Charts and diagrams as code:

—————

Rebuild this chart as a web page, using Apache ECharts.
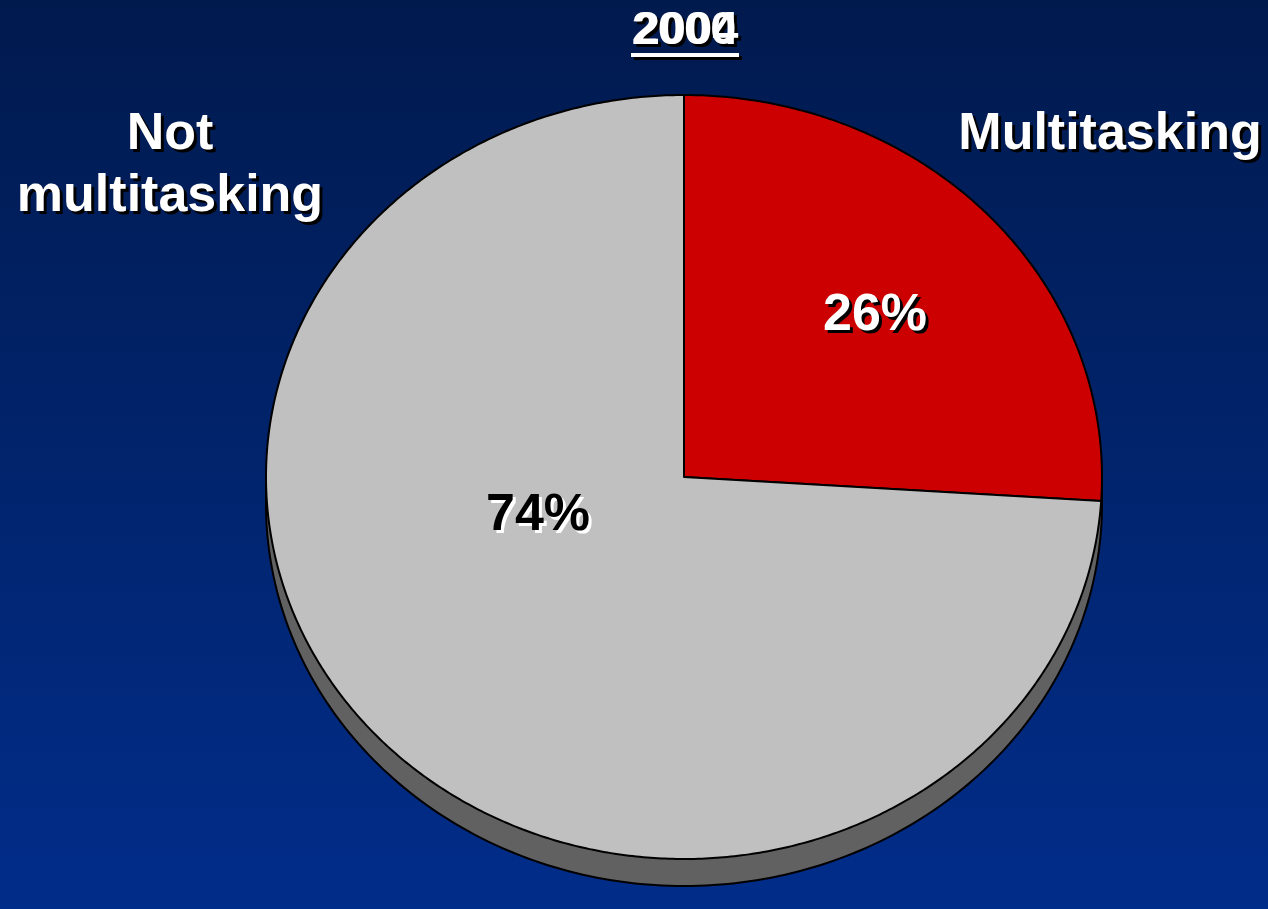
<!DOCTYPE html>
<html>
<head>
<meta charset="utf-8">
<script src="https://cdn.jsdelivr.net/npm/echarts@6/dist/echarts.min.js"></script>
<style>
  html, body { margin: 0; padding: 0; }
  #chart { width: 1268px; height: 909px; }
</style>
</head>
<body>
<div id="chart"></div>
<script>
// Share of respondents, by category
const categories = ['Multitasking', 'Not multitasking'];
const categoryLabels = ['Multitasking', 'Not\nmultitasking'];
const shares = [26, 74];
const valueLabels = ['26%', '74%'];
const yearLabels = ['2004', '2000'];

// Layout and styling of the tilted pie
const PIE = { cx: 684, cy: 477, rx: 418, ry: 382, depth: 27 };
const sliceColors = ['#cc0000', '#c0c0c0'];
const depthColor = '#616161';
const valueStyle = [
  { pos: [875, 316], fill: '#ffffff', shadow: '#000000' },
  { pos: [538, 516], fill: '#000000', shadow: '#ffffff' }
];
const nameStyle = [
  { pos: [1110, 135] },
  { pos: [170, 166] }
];
const yearOffsets = [1, -1];
const FONT_FAMILY = '"Liberation Sans", Arial, sans-serif';
const FONT_BIG = 'bold 52px ' + FONT_FAMILY;
const FONT_TITLE = 'bold 47px ' + FONT_FAMILY;
const SHADOW_OFFSET = 3;

const chart = echarts.init(document.getElementById('chart'));
const total = shares.reduce((a, b) => a + b, 0);

function ellipsePoint(theta, dy) {
  // theta measured clockwise from 12 o'clock
  return [PIE.cx + PIE.rx * Math.sin(theta), PIE.cy - PIE.ry * Math.cos(theta) + (dy || 0)];
}

// Text with a hard drop shadow: an offset copy underneath, then the text itself
function shadowedText(text, x, y, font, fill, shadow, extra) {
  const base = Object.assign({
    text: text, font: font, align: 'center', verticalAlign: 'middle'
  }, extra || {});
  return [
    { type: 'text', x: x + SHADOW_OFFSET, y: y + SHADOW_OFFSET, style: Object.assign({}, base, { fill: shadow }) },
    { type: 'text', x: x, y: y, style: Object.assign({}, base, { fill: fill }) }
  ];
}

function renderItem(params, api) {
  const i = params.dataIndex;
  let before = 0;
  for (let k = 0; k < i; k++) before += shares[k];
  const a0 = before / total * Math.PI * 2;
  const a1 = (before + api.value(0)) / total * Math.PI * 2;
  const children = [];

  if (i === 0) {
    // side wall of the pie, visible below the top face
    const wall = [];
    wall.push([PIE.cx + PIE.rx, PIE.cy]);
    const steps = 180;
    for (let s = 0; s <= steps; s++) {
      const t = Math.PI / 2 + Math.PI * s / steps;
      wall.push(ellipsePoint(t, PIE.depth));
    }
    wall.push([PIE.cx - PIE.rx, PIE.cy]);
    children.push({
      type: 'polygon',
      shape: { points: wall },
      style: { fill: depthColor, stroke: '#000', lineWidth: 2 }
    });
  }

  const pts = [[PIE.cx, PIE.cy]];
  const n = Math.max(2, Math.ceil((a1 - a0) / (Math.PI / 360)));
  for (let s = 0; s <= n; s++) {
    pts.push(ellipsePoint(a0 + (a1 - a0) * s / n));
  }
  children.push({
    type: 'polygon',
    shape: { points: pts },
    style: { fill: sliceColors[i], stroke: '#000', lineWidth: 2, lineJoin: 'round' }
  });

  const vs = valueStyle[i];
  children.push.apply(children, shadowedText(valueLabels[i], vs.pos[0], vs.pos[1], FONT_BIG, vs.fill, vs.shadow));

  const ns = nameStyle[i];
  children.push.apply(children, shadowedText(categoryLabels[i], ns.pos[0], ns.pos[1], FONT_BIG, '#ffffff', '#000000', { lineHeight: 62 }));

  return { type: 'group', children: children };
}

// Year heading with underline: all shadows first, then the white layers on top
const titleShadows = [{
  type: 'rect',
  shape: { x: 631 + SHADOW_OFFSET, y: 53 + SHADOW_OFFSET, width: 108, height: 4 },
  style: { fill: '#000000' }
}];
const titleFaces = [{
  type: 'rect',
  shape: { x: 631, y: 53, width: 108, height: 4 },
  style: { fill: '#ffffff' }
}];
yearLabels.forEach((t, k) => {
  const pair = shadowedText(t, 685 + yearOffsets[k], 31, FONT_TITLE, '#ffffff', '#000000');
  titleShadows.push(pair[0]);
  titleFaces.push(pair[1]);
});

chart.setOption({
  animation: false,
  backgroundColor: new echarts.graphic.LinearGradient(0, 0, 0, 1, [
    { offset: 0, color: '#011a4e' },
    { offset: 1, color: '#012d8a' }
  ]),
  graphic: [{ type: 'group', children: titleShadows.concat(titleFaces), z: 10 }],
  series: [{
    type: 'custom',
    coordinateSystem: 'none',
    renderItem: renderItem,
    data: shares.map((v, i) => ({ name: categories[i], value: [v] }))
  }]
});
</script>
</body>
</html>
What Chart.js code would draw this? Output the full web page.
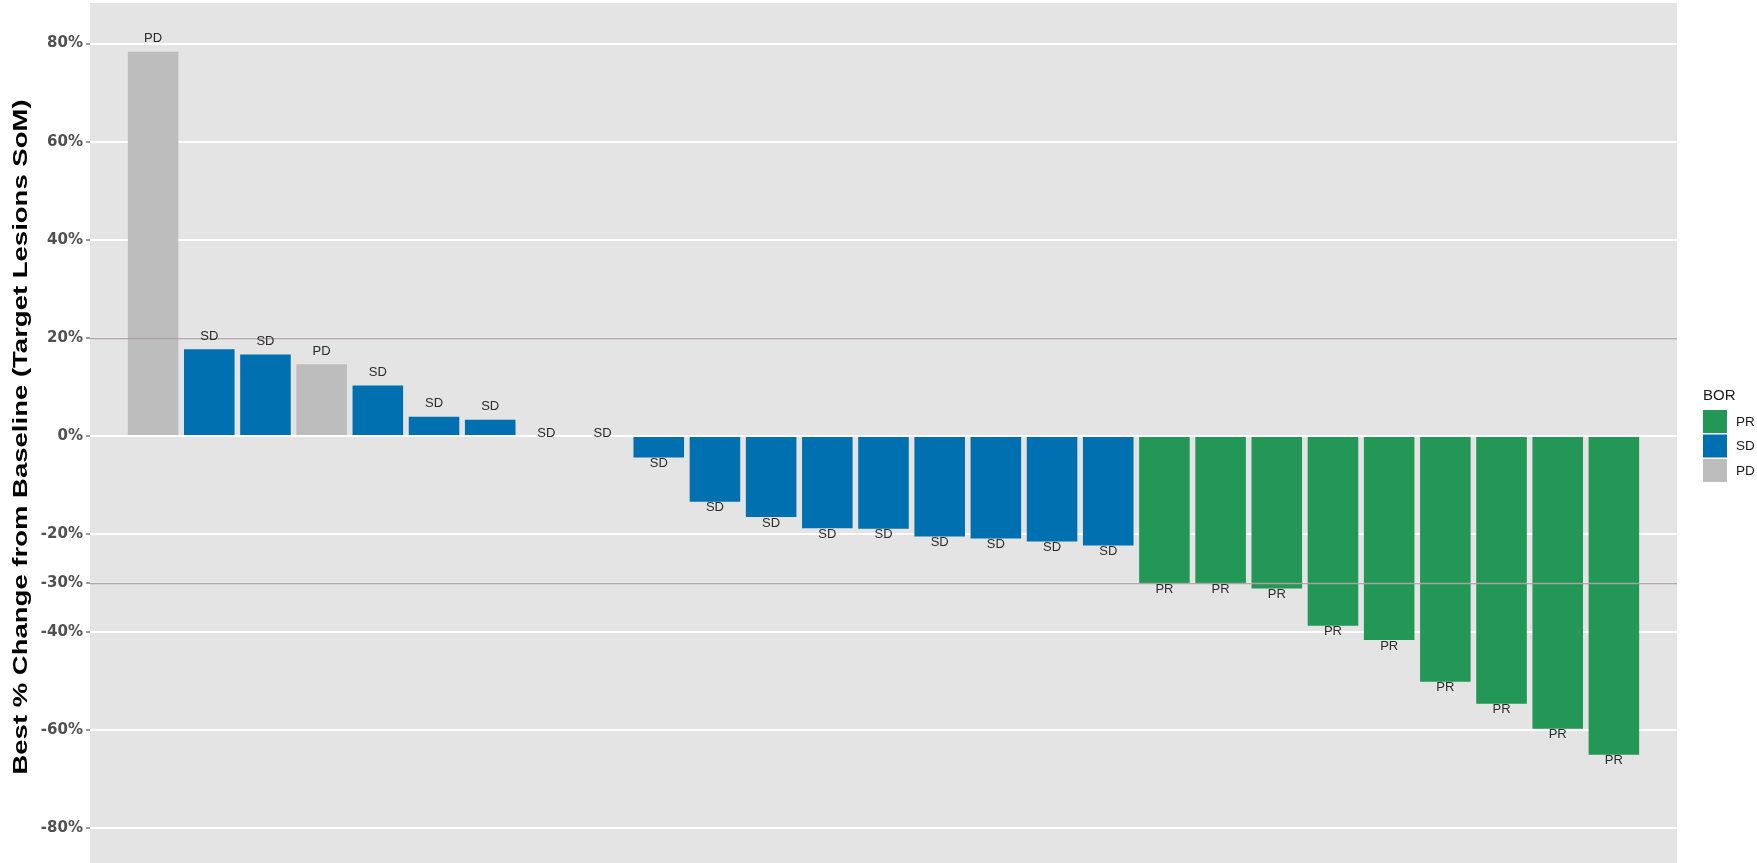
<!DOCTYPE html>
<html>
<head>
<meta charset="utf-8">
<title>Best % Change from Baseline</title>
<script src="https://cdn.jsdelivr.net/npm/chart.js@4.4.1/dist/chart.umd.min.js"></script>
<style>
  html, body { margin: 0; padding: 0; background: #ffffff; }
  canvas { display: block; }
</style>
</head>
<body>
<canvas id="waterfall" width="1757" height="863"></canvas>
<script>
// best overall response per patient, ordered by best % change
const bor = [
  'PD', 'SD', 'SD', 'PD', 'SD', 'SD', 'SD', 'SD', 'SD',
  'SD', 'SD', 'SD', 'SD', 'SD', 'SD', 'SD', 'SD', 'SD',
  'PR', 'PR', 'PR', 'PR', 'PR', 'PR', 'PR', 'PR', 'PR',
];
const bestChange = [
  78.3, 17.7, 16.6, 14.6, 10.3, 3.9, 3.3, 0, 0,
  -4.4, -13.4, -16.5, -18.8, -18.9, -20.5, -20.9, -21.5, -22.3,
  -30.0, -30.0, -31.1, -38.7, -41.6, -50.1, -54.6, -59.7, -65.0,
];
const yTicks = [-80, -60, -40, -30, -20, 0, 20, 40, 60, 80];
const refLines = [20, -30];
const legendOrder = ['PR', 'SD', 'PD'];
const borColors = { PR: '#239756', SD: '#0070b0', PD: '#bdbdbd' };

const panelBg = {
  id: 'panelBg',
  beforeDraw(chart) {
    const { ctx, chartArea: { left, top, width, height } } = chart;
    ctx.save();
    ctx.fillStyle = '#ffffff';
    ctx.fillRect(0, 0, chart.width, chart.height);
    ctx.fillStyle = '#e4e4e4';
    ctx.fillRect(left, top, width, height);
    ctx.restore();
  },
};

// reference lines at +20% / -30% and the BOR text next to each bar
const barDecor = {
  id: 'barDecor',
  afterDatasetsDraw(chart) {
    const { ctx, chartArea: { left, right } } = chart;
    const y = chart.scales.y;
    ctx.save();
    ctx.strokeStyle = 'rgba(172, 164, 164, 0.95)';
    ctx.lineWidth = 1.3;
    refLines.forEach((v) => {
      const py = Math.round(y.getPixelForValue(v)) + 0.5;
      ctx.beginPath();
      ctx.moveTo(left, py);
      ctx.lineTo(right, py);
      ctx.stroke();
    });

    ctx.fillStyle = '#2b2b2b';
    ctx.font = '13px "Liberation Sans", Arial, sans-serif';
    ctx.textAlign = 'center';
    ctx.textBaseline = 'middle';
    const meta = chart.getDatasetMeta(0);
    meta.data.forEach((bar, i) => {
      const v = bestChange[i];
      let off = 6;
      if (v > 0) off = -13;
      else if (v === 0) off = -3;
      ctx.fillText(bor[i], bar.x, bar.y + off);
    });
    ctx.restore();
  },
};

const sideText = {
  id: 'sideText',
  afterDraw(chart) {
    const { ctx, chartArea: { top, bottom, right } } = chart;
    ctx.save();
    // y axis title
    ctx.translate(21, (top + bottom) / 2 + 4);
    ctx.rotate(-Math.PI / 2);
    ctx.scale(1.31, 1);
    ctx.fillStyle = '#000000';
    ctx.font = 'bold 21px "Liberation Sans", Arial, sans-serif';
    ctx.textAlign = 'center';
    ctx.textBaseline = 'middle';
    ctx.fillText('Best % Change from Baseline (Target Lesions SoM)', 0, 0);
    ctx.restore();

    // legend
    ctx.save();
    const x0 = right + 26;
    ctx.fillStyle = '#1a1a1a';
    ctx.font = '15px "Liberation Sans", Arial, sans-serif';
    ctx.textAlign = 'left';
    ctx.textBaseline = 'middle';
    ctx.fillText('BOR', x0, 396);
    legendOrder.forEach((k, i) => {
      const ky = 410 + i * 24.5;
      ctx.fillStyle = borColors[k];
      ctx.fillRect(x0, ky, 24, 23);
      ctx.fillStyle = '#1a1a1a';
      ctx.font = '13.5px "Liberation Sans", Arial, sans-serif';
      ctx.fillText(k, x0 + 33, ky + 12);
    });
    ctx.restore();
  },
};

new Chart(document.getElementById('waterfall'), {
  type: 'bar',
  data: {
    datasets: [{
      data: bestChange.map((v, i) => ({ x: i, y: v })),
      backgroundColor: bor.map((b) => borColors[b]),
      borderWidth: 0,
      barPercentage: 0.9,
      categoryPercentage: 1,
    }],
  },
  options: {
    responsive: false,
    animation: false,
    layout: {
      padding: { top: 3, right: 80, left: 0, bottom: 0 },
    },
    plugins: {
      legend: { display: false },
      tooltip: { enabled: false },
    },
    scales: {
      x: {
        type: 'linear',
        min: -0.6,
        max: 26.6,
        display: false,
        afterBuildTicks(scale) {
          scale.ticks = bestChange.map((_, i) => ({ value: i }));
        },
      },
      y: {
        min: -87.04,
        max: 88.26,
        afterBuildTicks(scale) {
          scale.ticks = yTicks.map((v) => ({ value: v }));
        },
        afterFit(scale) {
          scale.width = 90;
          scale.paddingTop = 0;
          scale.paddingBottom = 0;
        },
        border: { display: false },
        grid: {
          color: '#ffffff',
          lineWidth: 2,
          tickColor: '#5a5a5a',
          tickLength: 4,
          tickWidth: 1.2,
        },
        ticks: {
          padding: 3,
          color: '#505050',
          font: { family: 'DejaVu Sans', size: 15, weight: 'bold' },
          callback: (v) => v + '%',
        },
      },
    },
  },
  plugins: [panelBg, barDecor, sideText],
});
</script>
</body>
</html>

—————

*WHAT YOU WILL DO:* Gather each line of the records holding the string "this".

*EXERCISE OUTPUT:*
Rebuild this chart as a web page, using Apache ECharts.
What Chart.js code would draw this? Output the full web page.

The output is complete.